Each line from the one containing "Convert this chart" through the one containing "import pandas as pd" must be echoed exactly, endpoints included, and every other line omitted.
━━ Material ━━
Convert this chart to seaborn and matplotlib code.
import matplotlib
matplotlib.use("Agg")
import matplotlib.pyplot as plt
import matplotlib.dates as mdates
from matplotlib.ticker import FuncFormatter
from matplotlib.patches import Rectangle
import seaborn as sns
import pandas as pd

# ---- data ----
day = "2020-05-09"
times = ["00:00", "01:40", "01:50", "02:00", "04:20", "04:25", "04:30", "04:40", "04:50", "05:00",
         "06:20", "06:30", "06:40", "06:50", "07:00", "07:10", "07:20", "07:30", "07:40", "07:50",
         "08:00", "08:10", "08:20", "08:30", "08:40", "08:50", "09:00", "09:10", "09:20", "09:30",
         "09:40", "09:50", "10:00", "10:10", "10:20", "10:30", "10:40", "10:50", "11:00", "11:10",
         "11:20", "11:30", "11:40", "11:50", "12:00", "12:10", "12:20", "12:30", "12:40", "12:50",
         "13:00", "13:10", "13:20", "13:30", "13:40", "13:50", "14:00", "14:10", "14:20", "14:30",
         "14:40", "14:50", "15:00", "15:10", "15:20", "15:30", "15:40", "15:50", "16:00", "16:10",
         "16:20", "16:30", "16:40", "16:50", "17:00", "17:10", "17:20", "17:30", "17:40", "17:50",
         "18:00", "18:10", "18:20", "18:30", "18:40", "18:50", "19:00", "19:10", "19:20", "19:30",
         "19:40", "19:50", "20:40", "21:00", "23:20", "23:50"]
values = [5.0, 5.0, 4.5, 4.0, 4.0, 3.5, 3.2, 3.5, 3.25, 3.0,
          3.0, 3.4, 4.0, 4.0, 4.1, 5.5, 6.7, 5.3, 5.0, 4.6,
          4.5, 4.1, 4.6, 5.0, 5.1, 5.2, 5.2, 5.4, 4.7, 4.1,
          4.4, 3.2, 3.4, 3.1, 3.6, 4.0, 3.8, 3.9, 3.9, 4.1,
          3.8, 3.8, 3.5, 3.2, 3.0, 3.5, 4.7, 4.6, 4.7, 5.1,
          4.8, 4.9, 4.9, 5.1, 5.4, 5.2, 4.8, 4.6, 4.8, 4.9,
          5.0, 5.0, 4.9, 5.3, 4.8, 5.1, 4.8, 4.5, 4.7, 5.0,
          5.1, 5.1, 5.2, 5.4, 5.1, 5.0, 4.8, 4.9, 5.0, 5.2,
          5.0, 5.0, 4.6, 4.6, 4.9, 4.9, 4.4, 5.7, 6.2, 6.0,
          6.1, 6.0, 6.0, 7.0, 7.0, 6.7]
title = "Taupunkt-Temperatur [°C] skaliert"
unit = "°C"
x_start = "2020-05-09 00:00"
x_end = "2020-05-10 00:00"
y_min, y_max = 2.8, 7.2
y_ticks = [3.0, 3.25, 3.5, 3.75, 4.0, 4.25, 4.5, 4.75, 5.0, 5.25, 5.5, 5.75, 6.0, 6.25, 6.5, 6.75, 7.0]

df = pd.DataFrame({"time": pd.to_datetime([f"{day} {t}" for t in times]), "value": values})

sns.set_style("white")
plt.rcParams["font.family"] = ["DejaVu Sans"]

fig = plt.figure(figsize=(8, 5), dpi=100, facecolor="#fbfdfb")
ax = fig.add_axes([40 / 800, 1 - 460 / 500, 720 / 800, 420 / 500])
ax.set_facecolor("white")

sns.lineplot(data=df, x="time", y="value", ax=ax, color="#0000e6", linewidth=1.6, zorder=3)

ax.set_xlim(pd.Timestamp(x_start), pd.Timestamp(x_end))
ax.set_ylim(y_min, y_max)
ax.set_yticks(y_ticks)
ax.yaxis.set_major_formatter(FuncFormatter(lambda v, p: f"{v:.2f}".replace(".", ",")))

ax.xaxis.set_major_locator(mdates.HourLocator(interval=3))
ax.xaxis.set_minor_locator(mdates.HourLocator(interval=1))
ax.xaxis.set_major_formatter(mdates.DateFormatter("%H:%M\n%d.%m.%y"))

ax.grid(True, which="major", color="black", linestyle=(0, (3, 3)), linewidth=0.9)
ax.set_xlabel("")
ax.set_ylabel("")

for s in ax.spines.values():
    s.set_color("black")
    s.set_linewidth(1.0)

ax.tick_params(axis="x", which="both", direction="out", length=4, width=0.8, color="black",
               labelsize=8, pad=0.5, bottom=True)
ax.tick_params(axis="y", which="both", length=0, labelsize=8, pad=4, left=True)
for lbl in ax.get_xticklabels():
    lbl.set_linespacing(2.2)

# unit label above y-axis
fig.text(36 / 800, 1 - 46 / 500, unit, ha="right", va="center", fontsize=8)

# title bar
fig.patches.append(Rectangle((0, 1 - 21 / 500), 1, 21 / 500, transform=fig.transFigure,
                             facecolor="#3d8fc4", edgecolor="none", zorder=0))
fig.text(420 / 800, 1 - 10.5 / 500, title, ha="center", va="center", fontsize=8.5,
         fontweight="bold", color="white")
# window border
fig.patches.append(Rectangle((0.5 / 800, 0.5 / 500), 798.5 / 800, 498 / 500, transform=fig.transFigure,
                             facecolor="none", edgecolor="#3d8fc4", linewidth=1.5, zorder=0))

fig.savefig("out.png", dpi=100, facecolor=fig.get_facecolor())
━━━
━━ Material ━━
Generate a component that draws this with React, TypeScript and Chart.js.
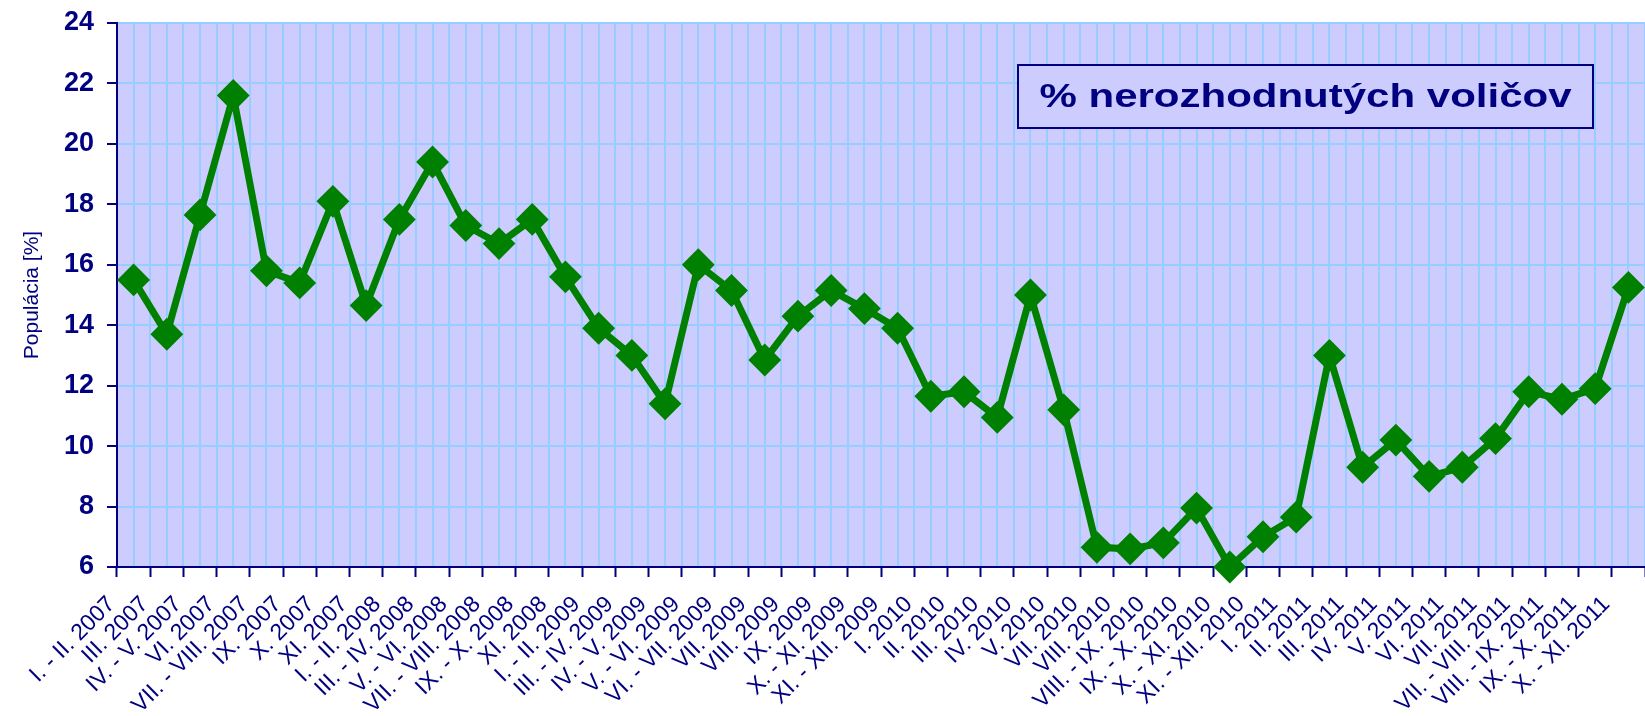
━━━
━━ Material ━━
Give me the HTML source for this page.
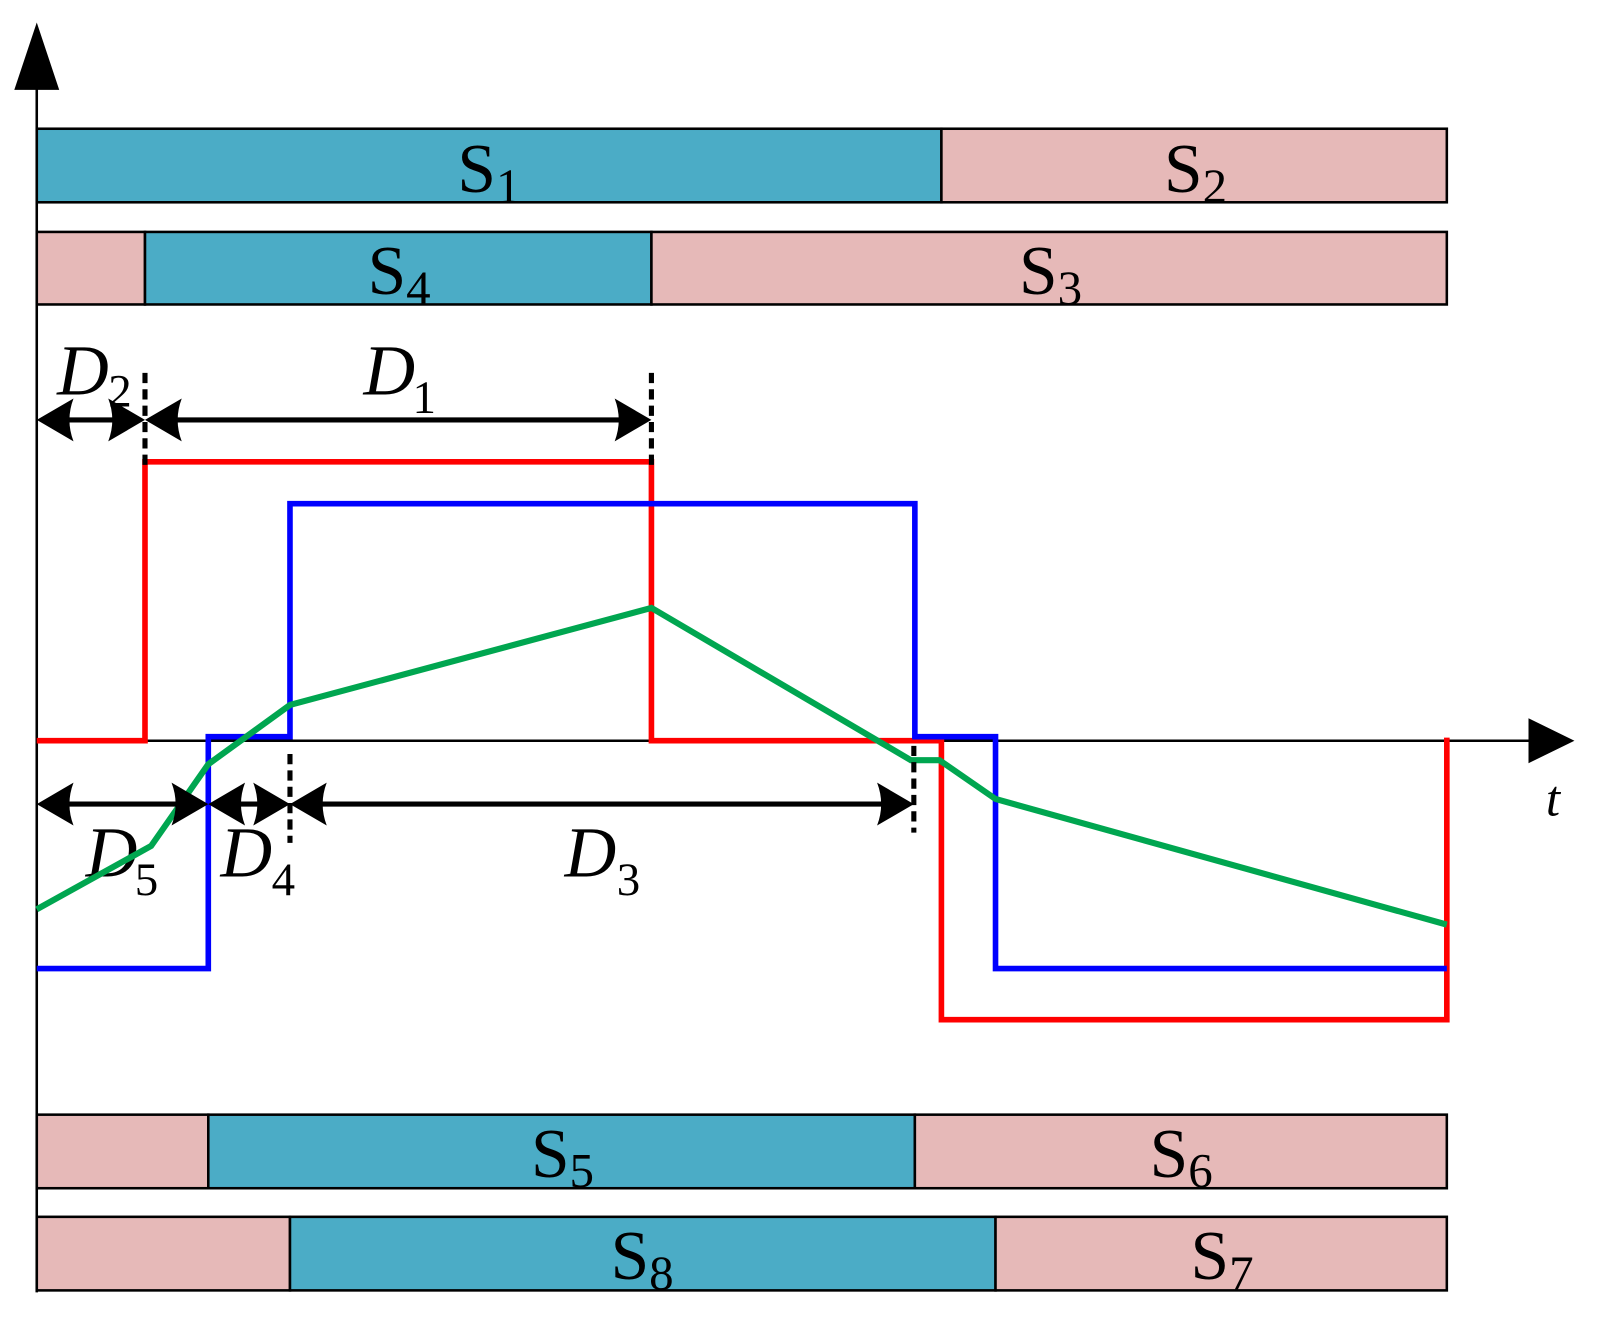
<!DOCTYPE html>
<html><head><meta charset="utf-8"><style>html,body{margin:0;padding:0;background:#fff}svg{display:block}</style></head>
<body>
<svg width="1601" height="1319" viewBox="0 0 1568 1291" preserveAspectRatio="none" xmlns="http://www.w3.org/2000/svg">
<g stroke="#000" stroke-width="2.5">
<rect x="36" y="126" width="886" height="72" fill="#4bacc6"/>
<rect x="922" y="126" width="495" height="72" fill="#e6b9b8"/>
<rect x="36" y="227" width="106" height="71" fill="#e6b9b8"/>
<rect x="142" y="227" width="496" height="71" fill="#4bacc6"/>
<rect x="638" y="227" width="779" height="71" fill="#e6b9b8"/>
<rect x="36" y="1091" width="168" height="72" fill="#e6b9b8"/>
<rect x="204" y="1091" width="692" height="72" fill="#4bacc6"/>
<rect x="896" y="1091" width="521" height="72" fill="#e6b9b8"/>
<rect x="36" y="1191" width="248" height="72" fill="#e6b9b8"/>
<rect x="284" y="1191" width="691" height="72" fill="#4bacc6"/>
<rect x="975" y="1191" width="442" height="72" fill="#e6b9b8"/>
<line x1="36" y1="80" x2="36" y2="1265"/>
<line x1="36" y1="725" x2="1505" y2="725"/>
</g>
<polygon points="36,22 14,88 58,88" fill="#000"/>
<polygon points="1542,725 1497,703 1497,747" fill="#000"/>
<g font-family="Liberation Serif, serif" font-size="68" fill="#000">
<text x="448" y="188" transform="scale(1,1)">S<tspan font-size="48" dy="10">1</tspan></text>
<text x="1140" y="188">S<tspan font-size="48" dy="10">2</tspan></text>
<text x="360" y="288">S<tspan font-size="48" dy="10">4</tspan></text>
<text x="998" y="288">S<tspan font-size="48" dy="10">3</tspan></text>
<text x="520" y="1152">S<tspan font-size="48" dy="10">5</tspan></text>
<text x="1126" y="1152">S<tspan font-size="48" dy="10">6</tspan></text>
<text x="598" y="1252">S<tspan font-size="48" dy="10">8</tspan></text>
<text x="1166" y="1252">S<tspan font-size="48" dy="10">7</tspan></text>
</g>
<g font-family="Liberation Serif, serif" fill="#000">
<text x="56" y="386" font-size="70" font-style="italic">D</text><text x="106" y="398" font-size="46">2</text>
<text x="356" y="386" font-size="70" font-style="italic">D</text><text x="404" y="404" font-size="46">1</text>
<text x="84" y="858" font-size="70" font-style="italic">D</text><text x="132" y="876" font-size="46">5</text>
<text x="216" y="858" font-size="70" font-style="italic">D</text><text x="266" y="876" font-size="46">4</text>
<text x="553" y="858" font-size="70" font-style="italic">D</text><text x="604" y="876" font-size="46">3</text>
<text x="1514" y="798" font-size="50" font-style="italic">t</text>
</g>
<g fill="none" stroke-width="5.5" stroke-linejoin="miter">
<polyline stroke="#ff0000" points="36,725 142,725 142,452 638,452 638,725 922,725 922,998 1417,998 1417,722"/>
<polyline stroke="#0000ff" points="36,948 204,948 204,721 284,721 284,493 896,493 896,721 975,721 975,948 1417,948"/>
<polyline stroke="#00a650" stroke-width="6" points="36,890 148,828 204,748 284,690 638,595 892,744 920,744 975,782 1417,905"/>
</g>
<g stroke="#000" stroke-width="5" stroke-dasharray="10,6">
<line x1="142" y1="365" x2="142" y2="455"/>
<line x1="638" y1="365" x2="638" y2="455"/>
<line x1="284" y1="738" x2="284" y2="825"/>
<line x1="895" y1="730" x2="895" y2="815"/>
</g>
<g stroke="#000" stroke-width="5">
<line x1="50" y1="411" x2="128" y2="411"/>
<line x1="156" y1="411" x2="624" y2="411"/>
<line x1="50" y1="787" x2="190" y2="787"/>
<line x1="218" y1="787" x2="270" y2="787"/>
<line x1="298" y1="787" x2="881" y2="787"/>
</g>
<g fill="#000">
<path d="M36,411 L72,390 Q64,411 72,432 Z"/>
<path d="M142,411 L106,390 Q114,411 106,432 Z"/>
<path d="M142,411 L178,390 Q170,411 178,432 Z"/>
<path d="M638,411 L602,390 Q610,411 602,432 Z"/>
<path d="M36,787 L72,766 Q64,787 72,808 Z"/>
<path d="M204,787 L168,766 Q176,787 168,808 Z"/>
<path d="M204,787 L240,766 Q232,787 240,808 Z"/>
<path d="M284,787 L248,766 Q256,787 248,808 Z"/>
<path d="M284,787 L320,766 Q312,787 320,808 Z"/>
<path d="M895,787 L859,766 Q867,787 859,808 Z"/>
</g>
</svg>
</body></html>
━━━
* **Result of this task**:
Convert this chart to seaborn and matplotlib code.
import matplotlib
matplotlib.use("Agg")
import matplotlib.pyplot as plt
import matplotlib.dates as mdates
from matplotlib.ticker import FuncFormatter
from matplotlib.patches import Rectangle
import seaborn as sns
import pandas as pd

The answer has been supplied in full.